Prompt: Clark made a necessary point that the authors neglected to surface (I even ran a search and asked Gem and GPT to confirm that they hadn’t): that this is nowhere near frontier performance. Since I don’t know much about Llama, aside from which lab it belongs to and that it’s not great, I might not have realized how sloppy the claims were if I’d not seen Clark’s digest surfacing that key fact. Gem tells me the gap is years, which in a fast-moving field like AI, might as well be decades.
I had to read the paper because I was struck with how old-chat Gem thought (influenced by our previous discussions of distributed models in other domains, not frontier AI development) this was a good idea. The “permissionless” angle struck me as a dangerous gamble, in particular. The blockchain and Gauntlet are there so that the peers stay traceable and also for quality control purposes (to filter out poor or bad-faith contributions, the latter of which they define somewhat naively as lazy copying). My greatest concern would be actively malicious contributions (why I suspect any serious risk-averse developer would prefer whitelisted peers only). Even a 20-peer average isn’t that large a number, so I don’t see the benefit of lowering barriers for authentication for such a small pool. I’m generally for distributed systems and democratization, but I also don’t believe in a one-size-fits-all approach, either, and open source doesn’t seem like a great model for AI development.

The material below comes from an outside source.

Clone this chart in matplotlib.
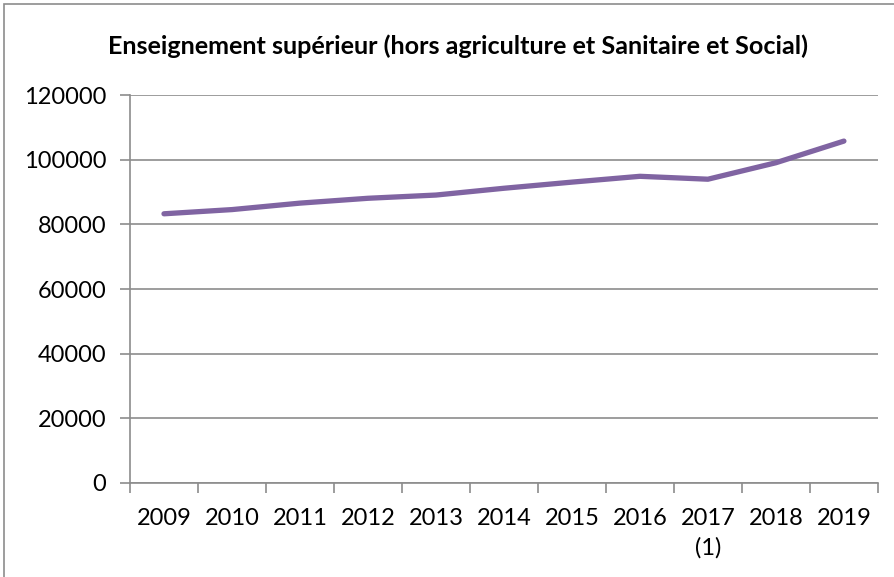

The paper itself is pretty short, and they devote more than half of it to examples of responses from this model (according to them, the warts-and-all versions). But crucially, they didn’t show responses on the same questions from the model before it received this distributed pre-training (followed by the post-training, which was not distributed, so it wasn’t perfectly clear to me what they’re trying to show here, because there are just too many factors, which make the results very noisy data at best). They also took a pretty lazy approach to paper-writing: they didn’t analyze the output or identify how/if this distributed pre-training contributed to the quality of the responses in any significant way. (Now you know why I didn’t want to waste tokens showing you the PDF. This is not Claude-worthy :D)
Prompt: My cynical view is that advocates of permissionless scaling are just trying to cause disruption/distract and act like they have a chance.
People like to throw around buzz words like “democratize” because they sound altruistic, but it’s worth interrogating whether this is true democratization, or simply lowering the bar of entry for scrappy startups that might not be so keen on investing in safety training, etc.
Old-chat Gem brought up an interesting angle (probably inspired by Clark’s closing paragraph): that large enterprises (not in the AI sector) could use this type of approach to create customized versions of models to suit their workflow. I had some thoughts about that, but I’m curious about your take.
Prompt: Exactly! I briefly entertained the prospect but realized even before reviewing the paper that it did not make economic/logistical sense, because only large enterprises with dedicated staff and infrastructure would be incentivized to even entertain the idea, and even they might prefer to just use frontier models out of the box, because the labs have a larger user base that will be providing constant feedback and the necessary expertise to fix things. As De Moura made the point so clearly, verification/validation is not trivial and probably the biggest hurdle to this “democratized” model (using scare quotes because I’m not buying it).